The second thing that strikes me is that the horse’s head is very much to the right (i.e. to the inside) even though the rider is not pulling on the inside rein. This may also be an inherited problem, and as the horse’s nose goes to the inside his shoulders go to the outside making him ‘jack knife’ like an articulated lorry. If the rider is foolish enough to pull on the inside rein, things go from bad to worse. This horse may expect her to pull on the inside rein, and thus set her up to do so. The rider needs to think of steering the horse’s wither and not his nose, and in the ideal set-up, the horse’s front end is like a wheelbarrow. The reins are like the handles of the wheelbarrow and the hose’s nose is like the wheel of the wheelbarrow, which goes along in front of the handles. Just as you would never pull on the inside handle of a wheelbarrow (or of a bicycle) so you should never pull on the inside rein. But this is not so easy, and the rider biomechanics of good steering are hard to maintain in this kind of situation. The rider will only succeed if she has her outside aids well in place: her outside seat bone, elbow, shoulder and hand must make a wall as she thinks of bringing the horse’s outside shoulder away from the track. As soon as she advances her hand and shoulder she makes a hole in that wall that the horse’s outside shoulder can fall through. This is the kiss of death.

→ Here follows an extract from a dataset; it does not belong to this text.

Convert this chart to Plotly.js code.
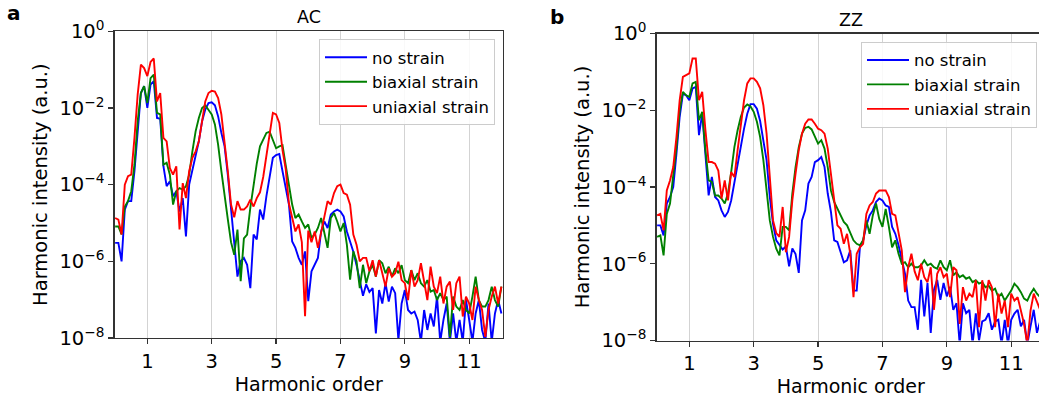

I saw this horse several months after this photograph was taken, and things had definitely improved. I hope that trend has continued for this rider, and made all her struggles feel worth while. A horse like this will not cut her much slack, so she will have to learn how to be both precise and powerful in her riding. I know that this is her aim, and wish her well as she learns how to translate the ideals of good rider biomechanics into practice.